═════ Input records ═════

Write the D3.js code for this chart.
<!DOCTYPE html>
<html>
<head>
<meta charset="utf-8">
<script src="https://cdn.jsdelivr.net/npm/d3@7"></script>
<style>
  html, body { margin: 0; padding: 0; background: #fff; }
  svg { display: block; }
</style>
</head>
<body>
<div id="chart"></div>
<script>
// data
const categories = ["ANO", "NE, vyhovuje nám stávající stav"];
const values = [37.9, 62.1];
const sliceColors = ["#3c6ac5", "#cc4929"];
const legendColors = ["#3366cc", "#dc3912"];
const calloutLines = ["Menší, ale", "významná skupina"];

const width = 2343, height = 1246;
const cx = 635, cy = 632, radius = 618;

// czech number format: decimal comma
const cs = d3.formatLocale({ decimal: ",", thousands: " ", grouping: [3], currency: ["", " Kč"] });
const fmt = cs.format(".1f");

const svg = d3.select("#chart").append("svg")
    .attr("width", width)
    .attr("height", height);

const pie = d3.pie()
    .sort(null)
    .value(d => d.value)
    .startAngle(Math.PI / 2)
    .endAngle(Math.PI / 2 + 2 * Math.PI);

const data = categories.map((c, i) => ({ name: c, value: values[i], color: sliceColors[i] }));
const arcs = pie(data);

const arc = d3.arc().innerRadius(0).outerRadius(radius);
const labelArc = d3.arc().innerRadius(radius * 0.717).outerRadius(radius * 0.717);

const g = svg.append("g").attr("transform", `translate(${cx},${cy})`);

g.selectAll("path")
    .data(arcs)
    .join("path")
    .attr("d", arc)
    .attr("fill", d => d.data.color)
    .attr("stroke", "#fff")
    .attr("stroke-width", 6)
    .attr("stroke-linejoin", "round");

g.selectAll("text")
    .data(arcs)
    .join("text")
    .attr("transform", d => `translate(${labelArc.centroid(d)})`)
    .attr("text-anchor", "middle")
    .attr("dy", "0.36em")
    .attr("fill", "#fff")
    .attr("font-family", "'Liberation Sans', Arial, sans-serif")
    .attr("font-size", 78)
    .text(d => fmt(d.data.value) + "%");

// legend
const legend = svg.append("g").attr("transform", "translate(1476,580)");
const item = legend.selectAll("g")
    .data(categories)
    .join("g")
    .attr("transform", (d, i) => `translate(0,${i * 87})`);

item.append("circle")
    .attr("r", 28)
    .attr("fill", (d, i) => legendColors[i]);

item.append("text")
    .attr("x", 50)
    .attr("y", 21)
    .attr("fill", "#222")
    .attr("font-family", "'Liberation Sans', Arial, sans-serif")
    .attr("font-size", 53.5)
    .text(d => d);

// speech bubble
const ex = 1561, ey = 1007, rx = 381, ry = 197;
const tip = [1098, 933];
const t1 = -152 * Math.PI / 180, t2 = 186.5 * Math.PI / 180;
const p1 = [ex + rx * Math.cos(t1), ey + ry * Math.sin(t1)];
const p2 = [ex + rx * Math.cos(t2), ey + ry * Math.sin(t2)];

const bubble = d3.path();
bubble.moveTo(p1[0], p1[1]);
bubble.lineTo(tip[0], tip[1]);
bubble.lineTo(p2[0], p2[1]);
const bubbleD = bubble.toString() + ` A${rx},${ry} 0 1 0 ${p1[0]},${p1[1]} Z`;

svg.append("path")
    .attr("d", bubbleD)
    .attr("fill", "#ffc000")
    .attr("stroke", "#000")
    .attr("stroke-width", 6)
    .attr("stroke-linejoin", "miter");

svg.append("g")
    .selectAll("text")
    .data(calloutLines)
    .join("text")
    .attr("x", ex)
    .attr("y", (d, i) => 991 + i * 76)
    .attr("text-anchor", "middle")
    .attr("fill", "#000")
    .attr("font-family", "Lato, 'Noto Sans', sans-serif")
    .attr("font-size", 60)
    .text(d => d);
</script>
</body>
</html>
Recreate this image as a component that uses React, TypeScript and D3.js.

═════

#### [Problem details]
Give the entries again in full, exactly as they are written.

#### [Exercise answer]
Write the D3.js code for this chart.
<!DOCTYPE html>
<html>
<head>
<meta charset="utf-8">
<script src="https://cdn.jsdelivr.net/npm/d3@7"></script>
<style>
  html, body { margin: 0; padding: 0; background: #fff; }
  svg { display: block; }
</style>
</head>
<body>
<div id="chart"></div>
<script>
// data
const categories = ["ANO", "NE, vyhovuje nám stávající stav"];
const values = [37.9, 62.1];
const sliceColors = ["#3c6ac5", "#cc4929"];
const legendColors = ["#3366cc", "#dc3912"];
const calloutLines = ["Menší, ale", "významná skupina"];

const width = 2343, height = 1246;
const cx = 635, cy = 632, radius = 618;

// czech number format: decimal comma
const cs = d3.formatLocale({ decimal: ",", thousands: " ", grouping: [3], currency: ["", " Kč"] });
const fmt = cs.format(".1f");

const svg = d3.select("#chart").append("svg")
    .attr("width", width)
    .attr("height", height);

const pie = d3.pie()
    .sort(null)
    .value(d => d.value)
    .startAngle(Math.PI / 2)
    .endAngle(Math.PI / 2 + 2 * Math.PI);

const data = categories.map((c, i) => ({ name: c, value: values[i], color: sliceColors[i] }));
const arcs = pie(data);

const arc = d3.arc().innerRadius(0).outerRadius(radius);
const labelArc = d3.arc().innerRadius(radius * 0.717).outerRadius(radius * 0.717);

const g = svg.append("g").attr("transform", `translate(${cx},${cy})`);

g.selectAll("path")
    .data(arcs)
    .join("path")
    .attr("d", arc)
    .attr("fill", d => d.data.color)
    .attr("stroke", "#fff")
    .attr("stroke-width", 6)
    .attr("stroke-linejoin", "round");

g.selectAll("text")
    .data(arcs)
    .join("text")
    .attr("transform", d => `translate(${labelArc.centroid(d)})`)
    .attr("text-anchor", "middle")
    .attr("dy", "0.36em")
    .attr("fill", "#fff")
    .attr("font-family", "'Liberation Sans', Arial, sans-serif")
    .attr("font-size", 78)
    .text(d => fmt(d.data.value) + "%");

// legend
const legend = svg.append("g").attr("transform", "translate(1476,580)");
const item = legend.selectAll("g")
    .data(categories)
    .join("g")
    .attr("transform", (d, i) => `translate(0,${i * 87})`);

item.append("circle")
    .attr("r", 28)
    .attr("fill", (d, i) => legendColors[i]);

item.append("text")
    .attr("x", 50)
    .attr("y", 21)
    .attr("fill", "#222")
    .attr("font-family", "'Liberation Sans', Arial, sans-serif")
    .attr("font-size", 53.5)
    .text(d => d);

// speech bubble
const ex = 1561, ey = 1007, rx = 381, ry = 197;
const tip = [1098, 933];
const t1 = -152 * Math.PI / 180, t2 = 186.5 * Math.PI / 180;
const p1 = [ex + rx * Math.cos(t1), ey + ry * Math.sin(t1)];
const p2 = [ex + rx * Math.cos(t2), ey + ry * Math.sin(t2)];

const bubble = d3.path();
bubble.moveTo(p1[0], p1[1]);
bubble.lineTo(tip[0], tip[1]);
bubble.lineTo(p2[0], p2[1]);
const bubbleD = bubble.toString() + ` A${rx},${ry} 0 1 0 ${p1[0]},${p1[1]} Z`;

svg.append("path")
    .attr("d", bubbleD)
    .attr("fill", "#ffc000")
    .attr("stroke", "#000")
    .attr("stroke-width", 6)
    .attr("stroke-linejoin", "miter");

svg.append("g")
    .selectAll("text")
    .data(calloutLines)
    .join("text")
    .attr("x", ex)
    .attr("y", (d, i) => 991 + i * 76)
    .attr("text-anchor", "middle")
    .attr("fill", "#000")
    .attr("font-family", "Lato, 'Noto Sans', sans-serif")
    .attr("font-size", 60)
    .text(d => d);
</script>
</body>
</html>
Recreate this image as a component that uses React, TypeScript and D3.js.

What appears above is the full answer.